Is it GPL compliant? Maybe; the MySQL guys seem to think that talking to their database over the network amounts to "linking", where as most people traditionally have taken this to mean "merging their code with mine in the same executable".
Is it scummy behaviour that should be discouraged? Absolutely.
Pretend that something especially witty is here. Thanks.
That's a pretty outrageous claim you're making. How can we know it's true?
(Yeah yeah, I know, I'm captain obvious)
so you could claim that you're charging $200 for the transferrance, but I don't know how well it would hold up in court.
You are wrong. The section of the GPL that you are referring to is discussing the source code that you must provide. While you are required to give the source code to all requesters if you distribute the binary at all, you are allowed to charge a nominal fee to cover your costs of the source distribution (i.e. cost of media and mailing, though a few nasty folks have taken to violating this chunk of the GPL, trying to charge $60 or so for source to the software involved).

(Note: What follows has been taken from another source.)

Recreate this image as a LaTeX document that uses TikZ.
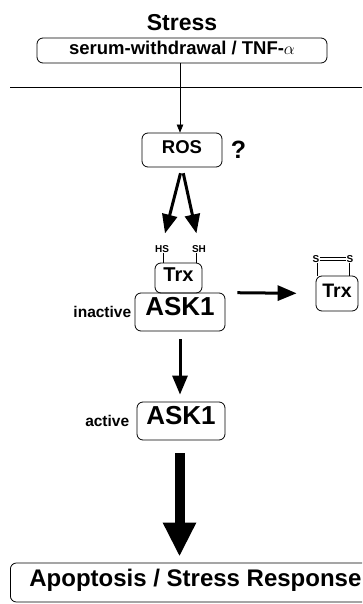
\documentclass[tikz,border=0pt]{standalone}
\usepackage{fontspec}
\setmainfont{Liberation Sans}
\usetikzlibrary{arrows.meta,positioning}
\newcommand\fsz[1]{\fontsize{#1}{#1}\selectfont\bfseries}

\begin{document}
\begin{tikzpicture}[x=1pt,y=-1pt,line width=0.8pt,
    box/.style={draw,rounded corners=6pt,inner sep=0pt,text height=0.72em,text depth=0pt},
    lbl/.style={inner sep=0pt},
    thinarrow/.style={line width=0.6pt,-{Triangle[length=8pt,width=6.5pt]}},
    midarrow/.style={line width=3pt,-{Triangle[length=19pt,width=15pt]}},
    fatarrow/.style={line width=10pt,-{Triangle[length=34pt,width=31pt]}}]
    \clip (0,0) rectangle (362,604);
    \node[lbl,font=\fsz{23}] (stress) at (182,23) {Stress};
    \node[box,font=\fsz{18.5},minimum width=290pt,minimum height=25pt] (stimulus) at (182,50.5)
    {serum-withdrawal / TNF-$\alpha$};
    \draw (10,87) -- (362,87);
    \node[box,font=\fsz{18.5},minimum width=80pt,minimum height=34pt] (ros) at (182,150) {ROS};
    \node[lbl,font=\fsz{25},right=8pt of ros] (query) {?};
    \draw[thinarrow] (stimulus.south -| 180,0) -- (ros.north -| 180,0);
    % thiol groups
    \node[lbl,font=\fsz{10}] (hs) at (162,249) {HS};
    \node[lbl,font=\fsz{10}] (sh) at (199,249) {SH};
    \draw[midarrow,shorten <=6pt,shorten >=12pt] (ros.south) -- (hs.north);
    \draw[midarrow,shorten <=6pt,shorten >=12pt] (ros.south) -- (sh.north);
    \node[box,font=\fsz{20},minimum width=47pt,minimum height=30pt] (trx) at (178.5,278) {Trx};
    \node[box,font=\fsz{26},minimum width=90pt,minimum height=38pt] (ask) at (180,312) {ASK1};
    \node[lbl,font=\fsz{15.5},left=3pt of ask] (inactive) {inactive};
    \draw (hs.south -| 163,0) -- (trx.north -| 163,0);
    \draw (sh.south -| 196,0) -- (trx.north -| 196,0);
    % oxidized Trx
    \node[box,font=\fsz{19.5},minimum width=42pt,minimum height=35pt] (trxox) at (337,293.5) {Trx};
    \node[lbl,font=\fsz{10}] (s1) at (316,259) {S};
    \node[lbl,font=\fsz{10}] (s2) at (350,259) {S};
    \draw[line width=0.7pt] ([yshift=-1.3pt]s1.east) -- ([yshift=-1.3pt]s2.west)
    ([yshift=1.3pt]s1.east) -- ([yshift=1.3pt]s2.west);
    \draw (s1.south -| 317,0) -- (trxox.north -| 317,0);
    \draw (s2.south -| 349,0) -- (trxox.north -| 349,0);
    \draw[midarrow,shorten <=12pt,shorten >=19pt] (ask.north east) -- (trxox.west);
    % activation
    \node[box,font=\fsz{26},minimum width=88pt,minimum height=38pt] (active) at (181,421) {ASK1};
    \node[lbl,font=\fsz{15.5},left=7pt of active] (activelbl) {active};
    \draw[midarrow,shorten <=8pt,shorten >=7pt] (ask.south) -- (active.north -| ask.south);
    \node[box,font=\fsz{24},minimum width=370pt,minimum height=39pt,anchor=west] (response) at (10,582.5)
    {Apoptosis / Stress Response};
    \draw[fatarrow,shorten <=13pt,shorten >=6pt] (active.south -| 179.5,0) -- (response.north -| 179.5,0);
\end{tikzpicture}
\end{document}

You can charge *whatever you want* for the binary. You can charge a million dollars for the binary, if you want -- but if you distribute that binary at all (including selling it), you *must* also provide GPLed, redistributable source with it (actually, there are some minor variants, like allowing giving a reference a download to the source in some cases, or an offer to provide the source for a nominal fee, but this pretty well sums it up). You must allow the party requesting the source to redistribute it under the GPL.
So you can certainly sell GPLed software. Red Hat does it every day. What Red Hat cannot do is prevent people from replicating their distribution. (Red Hat actually is extremely nice about this, since they could legally be assholes like SuSE and make their installers non-GPL -- instead, they freely provide downloadable ISOs of their distribution. In return, they get more community respect than SuSE does.)
To be fair, the MySQL guys qualify as kind of scummy too for trying to convince people to probably buy unnecessary licenses.
:-(
Everyone's just out to make a buck.
If companies are knowingly selling software which they have no right to sell (because they are not complying with the GPL), they are committing the crime of fraud, and people at the company can go to jail.
Now, granted, I'm not sure whether a DA would care about some open source project enough to prosecute without a lot of complaints (prosecute the mugger or some guy ripping off a bunch of people who are giving their software away for "free" anyway -- easy choice), but I would assume that it doesn't require tons of money and lawyers on your part.
The GPL is about Free Software, not open source. I don't mean to whine pointlessly, but it's an important distinction. Open Source folk wouldn't like it if you called their work "shareware", so please try to use the correct terminology.
The MySQL guys are wrong. Imagine Apache was GPLed rather than Apache licenced - following th MySQL guys' reasoning, all web browsers that access an Apache-hosted site would have to be GPLed.
It's official. Most of you are morons.